# [Exercise directions]
Quote every line below exactly and skip any picture.

# [Exercise materials]
━━━━━━━━
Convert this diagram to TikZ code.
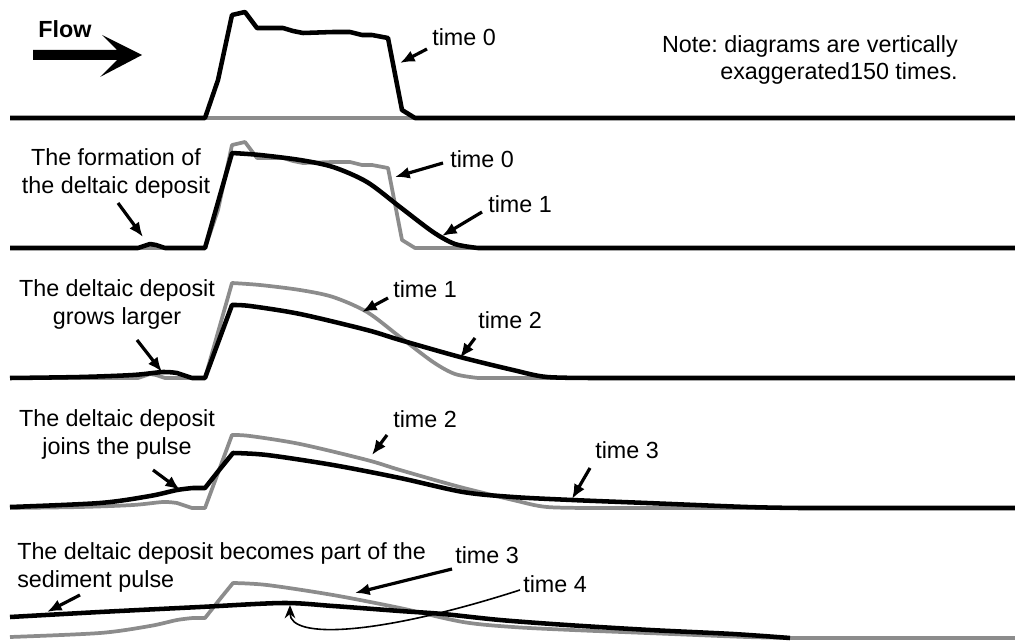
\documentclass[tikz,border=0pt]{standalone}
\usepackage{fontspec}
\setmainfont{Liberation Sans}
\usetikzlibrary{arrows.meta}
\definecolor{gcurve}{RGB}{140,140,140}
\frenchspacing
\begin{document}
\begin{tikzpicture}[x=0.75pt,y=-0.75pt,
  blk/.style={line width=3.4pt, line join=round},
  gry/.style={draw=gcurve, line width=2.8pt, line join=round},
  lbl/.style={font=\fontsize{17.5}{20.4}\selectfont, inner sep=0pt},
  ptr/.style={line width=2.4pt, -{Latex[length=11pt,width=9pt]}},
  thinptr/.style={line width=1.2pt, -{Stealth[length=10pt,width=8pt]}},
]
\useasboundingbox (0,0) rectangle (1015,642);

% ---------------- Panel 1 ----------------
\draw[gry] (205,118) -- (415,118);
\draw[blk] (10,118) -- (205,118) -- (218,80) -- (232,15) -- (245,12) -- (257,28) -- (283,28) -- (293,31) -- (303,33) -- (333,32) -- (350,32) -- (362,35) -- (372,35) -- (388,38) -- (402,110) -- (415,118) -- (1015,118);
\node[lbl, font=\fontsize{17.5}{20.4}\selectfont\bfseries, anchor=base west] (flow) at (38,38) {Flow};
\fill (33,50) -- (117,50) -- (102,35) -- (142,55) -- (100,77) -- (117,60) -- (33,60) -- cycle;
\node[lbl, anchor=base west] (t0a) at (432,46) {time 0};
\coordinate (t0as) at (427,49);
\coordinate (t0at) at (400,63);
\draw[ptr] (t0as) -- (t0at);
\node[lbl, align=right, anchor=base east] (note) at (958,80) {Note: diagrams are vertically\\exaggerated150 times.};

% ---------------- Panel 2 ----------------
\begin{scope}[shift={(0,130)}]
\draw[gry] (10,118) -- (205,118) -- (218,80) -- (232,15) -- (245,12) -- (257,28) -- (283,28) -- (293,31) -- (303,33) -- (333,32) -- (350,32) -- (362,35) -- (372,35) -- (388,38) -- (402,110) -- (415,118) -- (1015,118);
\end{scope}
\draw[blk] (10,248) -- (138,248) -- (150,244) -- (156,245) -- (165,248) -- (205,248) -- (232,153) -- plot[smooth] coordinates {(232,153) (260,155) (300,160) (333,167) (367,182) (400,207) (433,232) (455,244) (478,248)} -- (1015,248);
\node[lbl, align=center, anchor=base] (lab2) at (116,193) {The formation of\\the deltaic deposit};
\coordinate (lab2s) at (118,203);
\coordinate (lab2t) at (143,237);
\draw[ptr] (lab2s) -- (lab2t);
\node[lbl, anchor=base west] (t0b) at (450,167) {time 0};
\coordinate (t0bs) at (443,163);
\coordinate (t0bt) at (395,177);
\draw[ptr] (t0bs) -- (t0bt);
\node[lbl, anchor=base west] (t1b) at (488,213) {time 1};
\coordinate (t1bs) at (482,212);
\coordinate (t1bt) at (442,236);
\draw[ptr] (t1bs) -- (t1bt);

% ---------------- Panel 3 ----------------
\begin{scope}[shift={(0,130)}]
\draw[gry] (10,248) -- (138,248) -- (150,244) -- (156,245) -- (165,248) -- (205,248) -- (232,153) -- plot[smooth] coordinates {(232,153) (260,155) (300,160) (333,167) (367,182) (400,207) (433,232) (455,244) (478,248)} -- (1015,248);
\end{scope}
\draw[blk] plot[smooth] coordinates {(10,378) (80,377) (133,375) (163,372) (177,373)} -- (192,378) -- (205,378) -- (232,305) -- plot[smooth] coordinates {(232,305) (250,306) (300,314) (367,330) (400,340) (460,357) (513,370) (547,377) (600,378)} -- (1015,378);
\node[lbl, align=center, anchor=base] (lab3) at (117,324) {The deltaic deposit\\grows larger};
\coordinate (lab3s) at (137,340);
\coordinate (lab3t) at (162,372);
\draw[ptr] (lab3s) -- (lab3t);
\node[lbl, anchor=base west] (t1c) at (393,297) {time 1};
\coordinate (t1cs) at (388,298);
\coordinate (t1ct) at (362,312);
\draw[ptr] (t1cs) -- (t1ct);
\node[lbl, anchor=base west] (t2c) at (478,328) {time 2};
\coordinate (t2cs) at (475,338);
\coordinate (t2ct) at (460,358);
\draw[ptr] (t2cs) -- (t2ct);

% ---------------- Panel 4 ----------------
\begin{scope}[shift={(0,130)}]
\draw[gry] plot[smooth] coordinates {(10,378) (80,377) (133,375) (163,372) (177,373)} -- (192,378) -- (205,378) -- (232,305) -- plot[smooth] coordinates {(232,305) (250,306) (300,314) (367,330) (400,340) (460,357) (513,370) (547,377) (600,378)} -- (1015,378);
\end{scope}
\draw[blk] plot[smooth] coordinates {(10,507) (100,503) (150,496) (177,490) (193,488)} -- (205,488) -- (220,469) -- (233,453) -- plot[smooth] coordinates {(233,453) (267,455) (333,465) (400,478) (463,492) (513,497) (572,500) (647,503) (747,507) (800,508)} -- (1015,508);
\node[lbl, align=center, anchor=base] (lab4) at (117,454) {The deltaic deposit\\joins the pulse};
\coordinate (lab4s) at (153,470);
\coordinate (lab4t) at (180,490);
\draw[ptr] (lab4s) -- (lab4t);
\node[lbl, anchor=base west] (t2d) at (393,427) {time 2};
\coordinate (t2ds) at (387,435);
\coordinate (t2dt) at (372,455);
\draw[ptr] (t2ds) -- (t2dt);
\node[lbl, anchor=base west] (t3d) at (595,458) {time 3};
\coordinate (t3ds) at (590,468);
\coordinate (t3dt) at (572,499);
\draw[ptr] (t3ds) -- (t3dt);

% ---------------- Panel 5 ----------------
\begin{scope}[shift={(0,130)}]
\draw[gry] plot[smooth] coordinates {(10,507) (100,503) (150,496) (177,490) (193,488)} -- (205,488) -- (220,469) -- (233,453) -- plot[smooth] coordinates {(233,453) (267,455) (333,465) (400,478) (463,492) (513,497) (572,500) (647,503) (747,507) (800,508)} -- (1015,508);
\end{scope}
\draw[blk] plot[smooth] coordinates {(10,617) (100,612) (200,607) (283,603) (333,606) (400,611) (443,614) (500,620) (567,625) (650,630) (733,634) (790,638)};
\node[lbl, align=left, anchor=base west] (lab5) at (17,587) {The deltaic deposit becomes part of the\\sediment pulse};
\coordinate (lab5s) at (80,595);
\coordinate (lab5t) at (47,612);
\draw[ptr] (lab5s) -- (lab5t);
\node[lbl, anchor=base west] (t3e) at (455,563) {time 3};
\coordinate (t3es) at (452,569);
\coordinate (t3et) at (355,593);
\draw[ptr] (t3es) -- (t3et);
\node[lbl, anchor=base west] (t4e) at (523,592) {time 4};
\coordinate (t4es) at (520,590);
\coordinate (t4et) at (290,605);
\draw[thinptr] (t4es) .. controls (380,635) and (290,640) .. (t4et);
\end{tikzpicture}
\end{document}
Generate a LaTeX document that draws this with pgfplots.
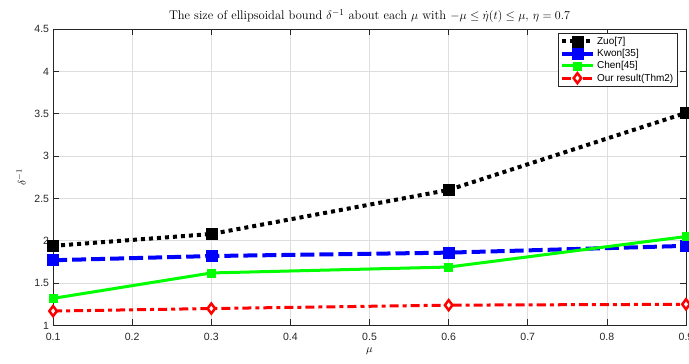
━━━━━━━━
# [Response to this task]
Convert this diagram to TikZ code.
\documentclass[tikz,border=0pt]{standalone}
\usepackage{fontspec}
\setmainfont{Liberation Sans}
\usetikzlibrary{arrows.meta}
\definecolor{gcurve}{RGB}{140,140,140}
\frenchspacing
\begin{document}
\begin{tikzpicture}[x=0.75pt,y=-0.75pt,
  blk/.style={line width=3.4pt, line join=round},
  gry/.style={draw=gcurve, line width=2.8pt, line join=round},
  lbl/.style={font=\fontsize{17.5}{20.4}\selectfont, inner sep=0pt},
  ptr/.style={line width=2.4pt, -{Latex[length=11pt,width=9pt]}},
  thinptr/.style={line width=1.2pt, -{Stealth[length=10pt,width=8pt]}},
]
\useasboundingbox (0,0) rectangle (1015,642);

% ---------------- Panel 1 ----------------
\draw[gry] (205,118) -- (415,118);
\draw[blk] (10,118) -- (205,118) -- (218,80) -- (232,15) -- (245,12) -- (257,28) -- (283,28) -- (293,31) -- (303,33) -- (333,32) -- (350,32) -- (362,35) -- (372,35) -- (388,38) -- (402,110) -- (415,118) -- (1015,118);
\node[lbl, font=\fontsize{17.5}{20.4}\selectfont\bfseries, anchor=base west] (flow) at (38,38) {Flow};
\fill (33,50) -- (117,50) -- (102,35) -- (142,55) -- (100,77) -- (117,60) -- (33,60) -- cycle;
\node[lbl, anchor=base west] (t0a) at (432,46) {time 0};
\coordinate (t0as) at (427,49);
\coordinate (t0at) at (400,63);
\draw[ptr] (t0as) -- (t0at);
\node[lbl, align=right, anchor=base east] (note) at (958,80) {Note: diagrams are vertically\\exaggerated150 times.};

% ---------------- Panel 2 ----------------
\begin{scope}[shift={(0,130)}]
\draw[gry] (10,118) -- (205,118) -- (218,80) -- (232,15) -- (245,12) -- (257,28) -- (283,28) -- (293,31) -- (303,33) -- (333,32) -- (350,32) -- (362,35) -- (372,35) -- (388,38) -- (402,110) -- (415,118) -- (1015,118);
\end{scope}
\draw[blk] (10,248) -- (138,248) -- (150,244) -- (156,245) -- (165,248) -- (205,248) -- (232,153) -- plot[smooth] coordinates {(232,153) (260,155) (300,160) (333,167) (367,182) (400,207) (433,232) (455,244) (478,248)} -- (1015,248);
\node[lbl, align=center, anchor=base] (lab2) at (116,193) {The formation of\\the deltaic deposit};
\coordinate (lab2s) at (118,203);
\coordinate (lab2t) at (143,237);
\draw[ptr] (lab2s) -- (lab2t);
\node[lbl, anchor=base west] (t0b) at (450,167) {time 0};
\coordinate (t0bs) at (443,163);
\coordinate (t0bt) at (395,177);
\draw[ptr] (t0bs) -- (t0bt);
\node[lbl, anchor=base west] (t1b) at (488,213) {time 1};
\coordinate (t1bs) at (482,212);
\coordinate (t1bt) at (442,236);
\draw[ptr] (t1bs) -- (t1bt);

% ---------------- Panel 3 ----------------
\begin{scope}[shift={(0,130)}]
\draw[gry] (10,248) -- (138,248) -- (150,244) -- (156,245) -- (165,248) -- (205,248) -- (232,153) -- plot[smooth] coordinates {(232,153) (260,155) (300,160) (333,167) (367,182) (400,207) (433,232) (455,244) (478,248)} -- (1015,248);
\end{scope}
\draw[blk] plot[smooth] coordinates {(10,378) (80,377) (133,375) (163,372) (177,373)} -- (192,378) -- (205,378) -- (232,305) -- plot[smooth] coordinates {(232,305) (250,306) (300,314) (367,330) (400,340) (460,357) (513,370) (547,377) (600,378)} -- (1015,378);
\node[lbl, align=center, anchor=base] (lab3) at (117,324) {The deltaic deposit\\grows larger};
\coordinate (lab3s) at (137,340);
\coordinate (lab3t) at (162,372);
\draw[ptr] (lab3s) -- (lab3t);
\node[lbl, anchor=base west] (t1c) at (393,297) {time 1};
\coordinate (t1cs) at (388,298);
\coordinate (t1ct) at (362,312);
\draw[ptr] (t1cs) -- (t1ct);
\node[lbl, anchor=base west] (t2c) at (478,328) {time 2};
\coordinate (t2cs) at (475,338);
\coordinate (t2ct) at (460,358);
\draw[ptr] (t2cs) -- (t2ct);

% ---------------- Panel 4 ----------------
\begin{scope}[shift={(0,130)}]
\draw[gry] plot[smooth] coordinates {(10,378) (80,377) (133,375) (163,372) (177,373)} -- (192,378) -- (205,378) -- (232,305) -- plot[smooth] coordinates {(232,305) (250,306) (300,314) (367,330) (400,340) (460,357) (513,370) (547,377) (600,378)} -- (1015,378);
\end{scope}
\draw[blk] plot[smooth] coordinates {(10,507) (100,503) (150,496) (177,490) (193,488)} -- (205,488) -- (220,469) -- (233,453) -- plot[smooth] coordinates {(233,453) (267,455) (333,465) (400,478) (463,492) (513,497) (572,500) (647,503) (747,507) (800,508)} -- (1015,508);
\node[lbl, align=center, anchor=base] (lab4) at (117,454) {The deltaic deposit\\joins the pulse};
\coordinate (lab4s) at (153,470);
\coordinate (lab4t) at (180,490);
\draw[ptr] (lab4s) -- (lab4t);
\node[lbl, anchor=base west] (t2d) at (393,427) {time 2};
\coordinate (t2ds) at (387,435);
\coordinate (t2dt) at (372,455);
\draw[ptr] (t2ds) -- (t2dt);
\node[lbl, anchor=base west] (t3d) at (595,458) {time 3};
\coordinate (t3ds) at (590,468);
\coordinate (t3dt) at (572,499);
\draw[ptr] (t3ds) -- (t3dt);

% ---------------- Panel 5 ----------------
\begin{scope}[shift={(0,130)}]
\draw[gry] plot[smooth] coordinates {(10,507) (100,503) (150,496) (177,490) (193,488)} -- (205,488) -- (220,469) -- (233,453) -- plot[smooth] coordinates {(233,453) (267,455) (333,465) (400,478) (463,492) (513,497) (572,500) (647,503) (747,507) (800,508)} -- (1015,508);
\end{scope}
\draw[blk] plot[smooth] coordinates {(10,617) (100,612) (200,607) (283,603) (333,606) (400,611) (443,614) (500,620) (567,625) (650,630) (733,634) (790,638)};
\node[lbl, align=left, anchor=base west] (lab5) at (17,587) {The deltaic deposit becomes part of the\\sediment pulse};
\coordinate (lab5s) at (80,595);
\coordinate (lab5t) at (47,612);
\draw[ptr] (lab5s) -- (lab5t);
\node[lbl, anchor=base west] (t3e) at (455,563) {time 3};
\coordinate (t3es) at (452,569);
\coordinate (t3et) at (355,593);
\draw[ptr] (t3es) -- (t3et);
\node[lbl, anchor=base west] (t4e) at (523,592) {time 4};
\coordinate (t4es) at (520,590);
\coordinate (t4et) at (290,605);
\draw[thinptr] (t4es) .. controls (380,635) and (290,640) .. (t4et);
\end{tikzpicture}
\end{document}
Generate a LaTeX document that draws this with pgfplots.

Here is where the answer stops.